One Spark is about culture, innovation and flair, and there's so much of it downtown already.
It started Wednesday with Colonel Crackers, the festival's giant mascot that's a can't-miss in Hemming Plaza.
The giant goldfish was created by University of North Florida students.
"Styrofoam, fiberglass, and resin," UNF art student Gillian Harper said. "A lot of all-nighters."
Crackers is about 14 feet long and 9 feet high. And its creators say they want to make it the focal point of the plaza during One Spark, which began Wednesday and lasts through Sunday.

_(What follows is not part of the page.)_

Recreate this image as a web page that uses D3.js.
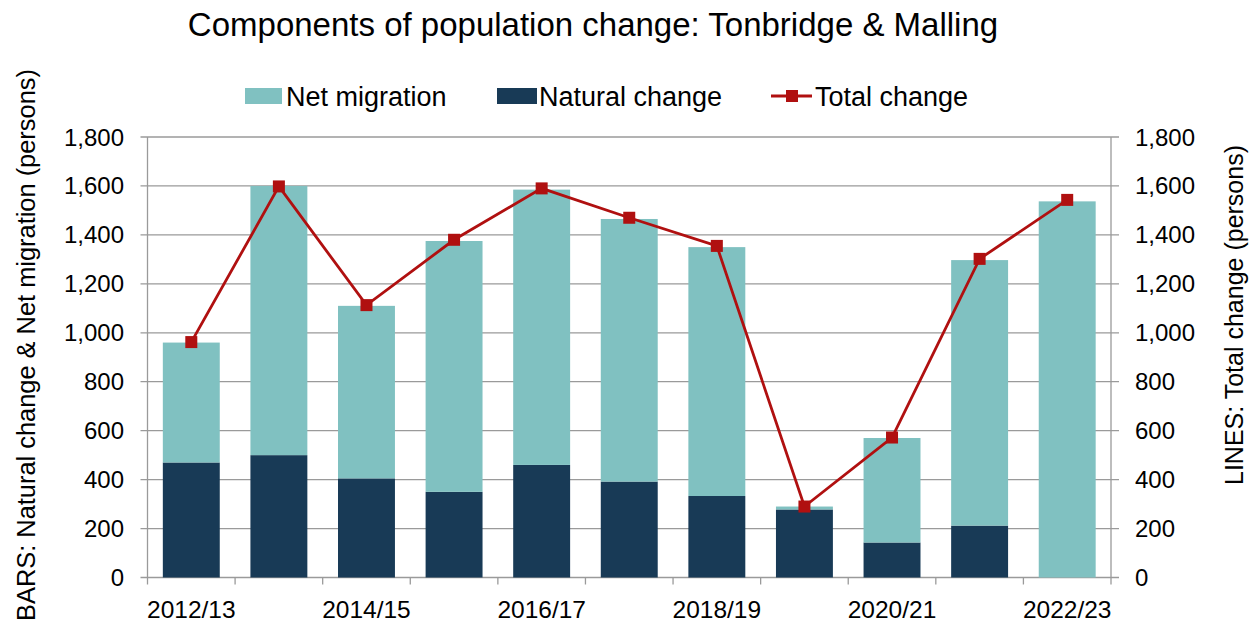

"The idea is to present visual surprise, to have art in public places, and to have things that delight and beautify our city," said art historian Wayne Wood.
Crackers is just one of the things people aren't used to seeing in downtown Jacksonville. There's a collection of creativity, including paintings, sculptures and music galore. And there are even a few break-dancers, too.
Freethinkers pitched their ideas and innovations, some out of this world and others taking people back to another time.
"It's crazy. A lot of people, a lot of cars, a lot of food," creator Carl Peterkin said.
The crowds came out fast and early Wednesday, filling the streets with spectators. Restaurants in the food village say they expect to serve thousands a day.
"It's been great. And the people are so curious," said Barbara Bredehoeft, of BB's Restaurant and Bar. "You get all walks of life. That part is really good."
Many people who went downtown Wednesday said the family atmosphere was enjoyable, a festival people of all ages could appreciate.
The opening ceremony is set for 6 p.m. Wednesday in Hemming Plaza. More than 630 creators are part of the five-day event, which is expected to draw more than 150,000 people.
To read more about what you need to know for One Spark, click here.
Creators make pitches on stage
Octavius Davis was the first creator to pitch his idea Wednesday on the pitch deck at Hemming Plaza. And for the entrepreneur, the move was strategic.
"I noticed that everybody was staying away from No. 1, and I'm more of an offensive kind of person, and I was like, 'You know, people typically remember the first person and the last person, so I figure they'll remember us first,'" Davis said.
He shared his personal story of what motivated him to start WPOD media, a company dedicated to bringing quality and positive content to online radio and social media.
"They allow you to map your rides, they allow you to tell different calories, they allow you to tell many things," Davis said.
From radio to bikes, every creator on the pitch deck had five minutes to explain to the crowd what their project is all about.